Santa Monica’s New Ristorante Al Mare Serves Seafood With Italian Flair

Freshly prepared butter, simply the congealed fat that separates from its milk when agitating cream, is to a fine dining establishment as a well-manicured yard is to a clean home. By serving fresh butter, a chef communicates his or her attention to detail and care for his or her guests.
At Ristorante Al Mare on the Santa Monica Pier, executive chef Giacomo Pettinari’s influence radiates from every dish that is served from his kitchen to the table. And it all begins with fresh butter.

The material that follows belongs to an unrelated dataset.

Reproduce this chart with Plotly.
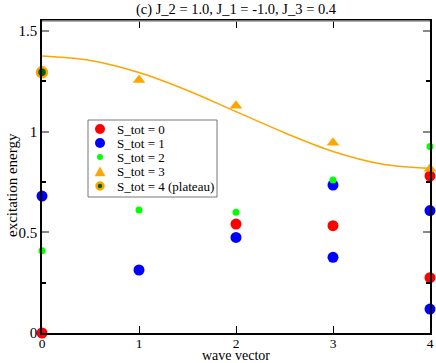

Before a menu is even opened, homemade grilled bread, salsa verde (or chimichurri for us non-Italians), and ciabatta with butter appears like magic before guests at dark wood tables in the main dining room at Al Mare. The fresh butter topped with sea salt crystals slathered on warm bread whets my appetite for highly anticipated and carefully constructed dishes deliberately prepared to satisfy both my hunger and culinary curiosity.
As a food and dining writer, I read menus from top to bottom but prefer to leave the tasting selections to the masters of the craft. Chef Pettinari’s choices spoke to me as examples of the best his restaurant has to offer, from meat and seafood to salad, pasta, and pizza to the finale: Cioccolato.
It might be hard for guests to pass up the carpaccio de carne trentino, with paper-thin slices of delicately prepared beef, Asian pears, Parmesan, and arugula served on a long, rectangular butcher block. The saltiness of the meat balances nicely with the sweetness of the pears. The umami of the dish comes together through the Parmesan against the sharpness of the arugula leaves. As an appetizer, the combinations of tastes complement many of the dishes on the extensive menu.
Polpo arrosto, a pile of parsley pesto-coated potatoes tossed with tiny black cured olives mounded mid-plate and topped with crunchy garlic slices, haricots verts, and crispy grilled chunks of fresh octopus, elevates both seafood and salad to an ethereal level. Although I do not usually order octopus because of the texture when prepared incorrectly, this salad was simply and complicatedly delicious. Playing with textures, from soft to crisp to tender, this salad can stand in as a main course or be savored as an appetizer.
Any visitor to Al Mare must try the chitarrine neri ai frutti di mare, which features squid ink pasta below mussels, clams, shrimp, and squid in a tangy tomato broth. Imagine a plethora of freshly cooked seafood on top of and immersed in black seaweed that is actually fresh al dente black pasta; that is exactly what you get in this playful dish.
Another must try at Al Mare is the pizza. We sampled the Giacomo, made with tomato sauce, Parmesan cheese, anchovies, Taggiasche olives, burrata, and basil. I loved the chewy texture, faint olive oil taste, and charred bottom of the crust combined with the salty olives, creamy burrata, and crispy basil. We also enjoyed the eggplant lasagna and gnocchi con granchio.
Chef Pettinari stopped by our table toward the end of our meal to bring dessert. He told us the wife of an investor of the restaurant complained there was not a chocolate dessert on the menu so the chef created what he calls “Cioccolato,” or chocolate fantasy, just for her. The platter consists of chocolate six ways: liquid, ice cream, brûlée, lava, mousse, and fudge. As a self-proclaimed chocoholic, I can say this was one of the most decadent chocolate desserts I have ever seen or tried. It was incredible.
Al Mare has a modern rustic Italian style, with wine bottle chandeliers and 1950s chairs at dark wooden tables. The restaurant occupies three stories with an outdoor patio on top, a patio and small dining room (and the kitchen) on the second level, and two dining rooms and a bar with indoor and outdoor seating on the primary level. With so many spaces and uses, the restaurant is prepared to host events and private parties year round. Huge glass walls and windows around the building mean Al Mare’s views are as magnificent as only the beauty of the Southern California coastline can provide. And the view of the Ferris wheel is the bomb, too!